Located on a 23-acre site at the campus’s western edge, the arts and transit neighborhood is an exercise in forging a more engaged relationship between the university and town with new arts facilities, a transit hall and rail station, and various eateries, including a Wawa. Planning the precinct was tasked to Beyer Blinder Belle Architects and Michael Van Valkenburgh, who were working with the university at the time on a ten-year plan to guide campus growth through 2016. Scheduled to be complete in 2017, the $300 million project is the largest expansion project in the university’s 265 year history.

The new facilities inscribe themselves into the fabric of the campus by integrating the language of the neighborhood and surrounding courtyards in their form, scale, and materials. Steven Holl’s Lewis Center for the Arts anchors the precinct and creates a new campus gateway. It provides performance and teaching spaces for the theater and dance program, the department of music, and the arts in three buildings organized around a three-sided courtyard that opens to the community.

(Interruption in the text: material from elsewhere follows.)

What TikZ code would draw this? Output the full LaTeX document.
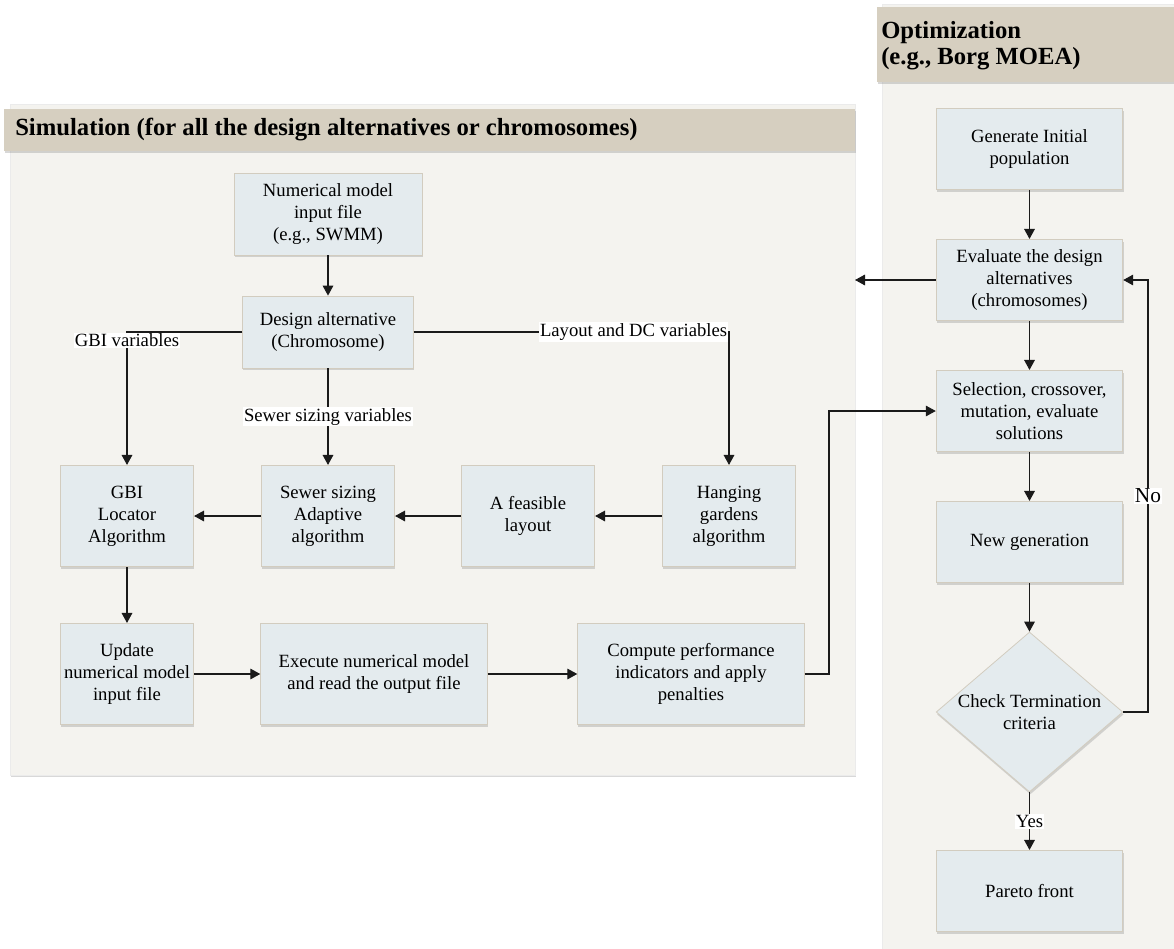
\documentclass[tikz,border=0pt]{standalone}
\usepackage{fontspec}
\setmainfont{Liberation Serif}
\usetikzlibrary{shapes.geometric,arrows.meta,shadows}
\definecolor{panelbg}{HTML}{F4F3EF}
\definecolor{headbg}{HTML}{D6CFC0}
\definecolor{boxbg}{HTML}{E4EBEE}
\definecolor{boxline}{HTML}{D2CCBF}
\definecolor{wirecol}{HTML}{1A1A1A}

\begin{document}
\begin{tikzpicture}[x=0.75pt,y=-0.75pt,
 font=\fontsize{14pt}{16.5pt}\selectfont,
 shade/.style={drop shadow={opacity=0.3,shadow xshift=0.6pt,shadow yshift=-1.8pt}},
 box/.style={draw=boxline,fill=boxbg,line width=0.6pt,align=center,inner sep=2pt,shade,minimum width=100pt,minimum height=76pt},
 wide/.style={box,minimum width=170pt},
 optbox/.style={box,minimum width=140pt,minimum height=61pt},
 check/.style={diamond,draw=boxline,fill=boxbg,line width=0.6pt,minimum width=140pt,minimum height=120pt,inner sep=0pt,shade},
 panel/.style={fill=panelbg,draw=black!8,line width=0.5pt,shade},
 head/.style={fill=headbg,shade},
 title/.style={font=\fontsize{18.5pt}{19.5pt}\selectfont\bfseries,align=left,anchor=west,inner sep=0pt},
 lbl/.style={fill=white,inner sep=1pt},
 wire/.style={draw=wirecol,line width=0.8pt},
 arr/.style={wire,-{Triangle[length=7.5pt,width=8pt]}}]
\fill[white] (0,0) rectangle (1174,949);
\useasboundingbox (0,0) rectangle (1174,949);

\begin{scope} %simulation panel
\draw[panel] (10,104) rectangle (855,775);
\fill[head] (4,109) rectangle (855,151);
\node[title] (simtitle) at (15,130) {Simulation (for all the design alternatives or chromosomes)};
\node[box,minimum width=141pt,minimum height=61.5pt] (nmodel) at (328,214) {Numerical model\\input file\\(e.g., SWMM)};
\node[box,minimum width=128pt,minimum height=54pt] (dalt) at (328,332) {Design alternative\\(Chromosome)};
\node[box] (gbi) at (127,516) {GBI\\Locator\\Algorithm};
\node[box] (sewer) at (328,516) {Sewer sizing\\Adaptive\\algorithm};
\node[box] (layout) at (528,516) {A feasible\\layout};
\node[box] (hang) at (729,516) {Hanging\\gardens\\algorithm};
\node[box] (update) at (127,674) {Update\\numerical model\\input file};
\node[wide] (exec) at (374,674) {Execute numerical model\\and read the output file};
\node[wide] (perf) at (691,674) {Compute performance\\indicators and apply\\penalties};
\end{scope}

\begin{scope} %optimization panel
\draw[panel] (882,4) rectangle (1180,960);
\fill[head] (877,7) rectangle (1180,82);
\node[title] (opttitle) at (881,46) {Optimization\\(e.g., Borg MOEA)};
\node[optbox] (init) at (1029.5,149) {Generate Initial\\population};
\node[optbox] (eval) at (1029.5,280) {Evaluate the design\\alternatives\\(chromosomes)};
\node[optbox] (sel) at (1029.5,411) {Selection, crossover,\\mutation, evaluate\\solutions};
\node[optbox] (newgen) at (1029.5,542) {New generation};
\node[check,label={[align=center]center:Check Termination\\criteria}] (chk) at (1029.5,712) {};
\node[optbox] (pareto) at (1029.5,891) {Pareto front};
\end{scope}

\coordinate (turn) at (829,540);
\coordinate (simin) at (855,280);
\coordinate (noturn) at (1148,496);

\draw[arr] (nmodel) -- (dalt);
\draw[arr] (dalt.west) -| node[lbl,anchor=north] {GBI variables} (gbi.north);
\draw[arr] (dalt.east) -| node[lbl,anchor=east] {Layout and DC variables} (hang.north);
\draw[arr] (dalt) -- node[lbl] {Sewer sizing variables} (sewer);
\draw[arr] (hang) -- (layout);
\draw[arr] (layout) -- (sewer);
\draw[arr] (sewer) -- (gbi);
\draw[arr] (gbi) -- (update);
\draw[arr] (update) -- (exec);
\draw[arr] (exec) -- (perf);
\draw[arr] (perf.east) -| (turn) |- (sel.west);

\draw[arr] (init) -- (eval);
\draw[arr] (eval.west) -- (simin);
\draw[arr] (eval) -- (sel);
\draw[arr] (sel) -- (newgen);
\draw[arr] (newgen) -- (chk);
\draw[arr] (chk.east) -| (noturn) node[lbl,font=\fontsize{16pt}{18pt}\selectfont] {No} |- (eval.east);
\draw[arr] (chk.south) -- node[lbl] {Yes} (pareto.north);
\end{tikzpicture}
\end{document}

In the center of the courtyard a shallow pool defines a main public space. The buildings’ Italian limestone exteriors reference the early stones and bluestone paving used elsewhere on campus. The arts tower is scaled to Blair Arch. Rick Joy’s transit hub creates a chapel-like space that is washed in natural light. One of Joy’s big place-making gestures was putting the transit hall and the Wawa in two separate buildings to shape a new public space. “We had a program for it and the Wawa but we never conceived of splitting it apart,” said university architect Ron McCoy.

In addition to new facilities, the university is bringing in new infrastructure—reworking roads, creating plazas and circulation routes for pedestrians and cyclists, and providing for parking.